Tuesday, 29 November 2011

Volcanic and seismic awakening of Pan-America

The seismic and volcanic awakening of Pan-America is now well underway. The Caribbean Plate comprises an area of roughly 3.2 million square km (1.2 million square miles) and it is undergoing major stress. 
A series of seismic swarms in this region resulted in the outbreak of a 5.1magnitude earthquake which struck off the coast of San Juan Puerto Rico today. The northern boundary of the Caribbean Plate with the North American plate is a transform or strike-slip boundary which runs from the border area of Belize, Guatemala (Motagua Fault), and Honduras in Central America, eastward through the Cayman trough on south of the southeast coast of Cuba, and just north of Hispaniola, Puerto Rico, and the Virgin Islands. Part of the Puerto Rico Trench, the deepest part of the Atlantic Ocean (roughly 8,400 meters), also lies along this border. The Puerto Rico trench is at a complex transition from the subduction boundary to the south and the transform boundary to the west. The Cocos plate on the western border of Pan America is subducting under the Caribbean Plate. The whole region is becoming more violent as geological forces increase plate pressures on the region and the sea-floor is violently stirred along the Puerto Rico trench. The trench has an unsettling history of producing very powerful earthquakes- 8.1 magnitude earthquakes struck the region both in 1787 and 1946. In light of the rising earthquake risks, UNESCO conducted aCaribbean Tsunami  warning exercise on March 23, 2011 in anticipation of a 7.6 magnitude earthquake. It goes without saying, we’re overdue for another major earthquake to strike this region. As a result of the mounting seismic tension on the western region of the plate, we’re already witnessing the volcanic and seismic awakening of much of Pan-America.

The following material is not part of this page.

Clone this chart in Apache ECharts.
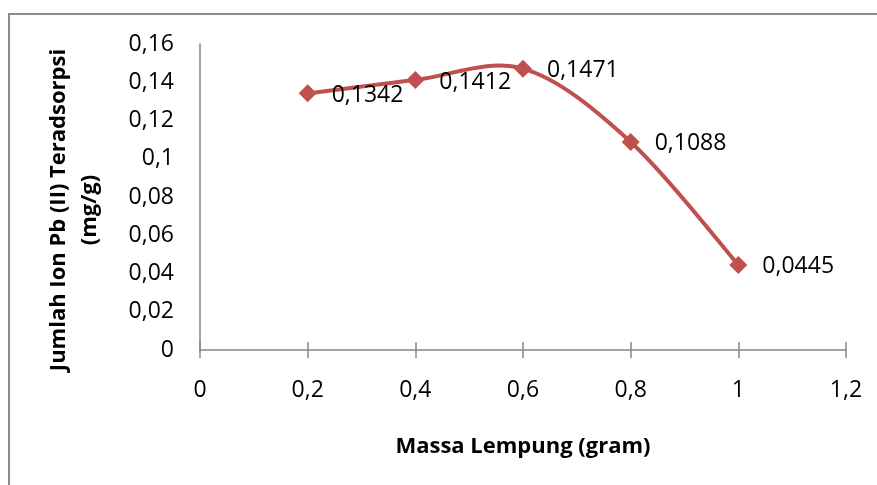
<!DOCTYPE html>
<html><head><meta charset="utf-8">
<script src="https://cdn.jsdelivr.net/npm/echarts@6/dist/echarts.min.js"></script>
<style>html,body{margin:0;padding:0;background:#fff}#c{width:877px;height:485px}</style>
</head><body><div id="c"></div>
<script>
var xValues = [0.2, 0.4, 0.6, 0.8, 1.0];
var yValues = [0.1342, 0.1412, 0.1471, 0.1088, 0.0445];
var xTitle = 'Massa Lempung (gram)';
var yTitle = 'Jumlah Ion Pb (II) Teradsorpsi\n(mg/g)';
var FONT = '"Open Sans", Lato, sans-serif';
var RED = '#C0504D';
function comma(v, d){ var s = (d==null? String(+v.toFixed(4)) : v.toFixed(d)); return s.replace('.', ','); }
var chart = echarts.init(document.getElementById('c'), null, {renderer:'canvas'});
var axisColor = '#868686';
var pairs = xValues.map(function(x,i){return [x, yValues[i]];});

// smoothed connecting curve (Excel-like), positions from the library's coordinate mapping
function renderSeg(params, api){
  var i = params.dataIndex, n = pairs.length;
  if (i >= n - 1) return null;
  var P = function(k){ k = Math.max(0, Math.min(n-1, k)); return api.coord(pairs[k]); };
  var p0 = P(i-1), p1 = P(i), p2 = P(i+1), p3 = P(i+2);
  return {
    type:'bezierCurve',
    shape:{
      x1:p1[0], y1:p1[1], x2:p2[0], y2:p2[1],
      cpx1:p1[0] + (p2[0]-p0[0])/6, cpy1:p1[1] + (p2[1]-p0[1])/6,
      cpx2:p2[0] - (p3[0]-p1[0])/6, cpy2:p2[1] - (p3[1]-p1[1])/6
    },
    style:{fill:null, stroke:RED, lineWidth:4, lineCap:'round'}
  };
}

chart.setOption({
  animation:false,
  graphic:[{type:'rect', shape:{x:9,y:14,width:900,height:500}, style:{fill:'none', stroke:'#8c8c8c', lineWidth:2}, silent:true}],
  grid:{left:200, right:31, top:44, bottom:135},
  xAxis:[{
    type:'value', min:0, max:1.2, interval:0.2,
    name:xTitle, nameLocation:'middle', nameGap:86,
    nameTextStyle:{fontFamily:FONT, fontWeight:'bold', fontSize:22, color:'#000'},
    axisLine:{lineStyle:{color:axisColor, width:1.5}},
    axisTick:{show:true, inside:false, length:8, lineStyle:{color:axisColor, width:1.5}},
    axisLabel:{fontFamily:FONT, fontSize:23, color:'#000', margin:29, formatter:function(v){return comma(v);}},
    splitLine:{show:false}
  },{
    type:'value', min:0, max:1.2, interval:0.2, position:'bottom',
    axisLine:{show:false},
    axisTick:{show:true, inside:true, length:8, lineStyle:{color:axisColor, width:1.5}},
    axisLabel:{show:false}, splitLine:{show:false}
  }],
  yAxis:{
    type:'value', min:0, max:0.16, interval:0.02,
    name:yTitle, nameLocation:'middle', nameGap:95, nameRotate:90,
    nameTextStyle:{fontFamily:FONT, fontWeight:'bold', fontSize:22, color:'#000', lineHeight:31, padding:[0,26,0,0]},
    axisLine:{show:true, lineStyle:{color:axisColor, width:1.5}},
    axisTick:{show:false},
    axisLabel:{fontFamily:FONT, fontSize:23, color:'#000', margin:26, formatter:function(v){return comma(v);}},
    splitLine:{show:false}
  },
  series:[{
    type:'custom', coordinateSystem:'cartesian2d', xAxisIndex:0, yAxisIndex:0,
    data:pairs, renderItem:renderSeg, z:2, silent:true
  },{
    type:'line', xAxisIndex:0, yAxisIndex:0, z:3,
    data:pairs,
    symbol:'diamond', symbolSize:18,
    lineStyle:{width:0, opacity:0},
    itemStyle:{color:RED},
    label:{show:true, position:'right', distance:15, offset:[0,2], fontFamily:FONT, fontSize:23, color:'#000',
      formatter:function(p){return comma(p.value[1],4);}}
  }]
});
</script></body></html>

On November 20, Mexico’s Popocatepetl volcano unleashed a 5 km ash cloud. On November 22nd, Guatemala’s lofty Fuego volcano followed suit with a 2 km cloud of dark ash. On November 25th, the alert status of Colombia’s Gelaras volcano was raised to orange. On November 26th, the dense upper volcanic belt of El Salvador was shaken by a swarm of over 700 tremors in a 24-hour-period. Now Ecuador’s Tungurahua volcano is the latest telltale sign that the time-bomb in the Atlanic is still ticking.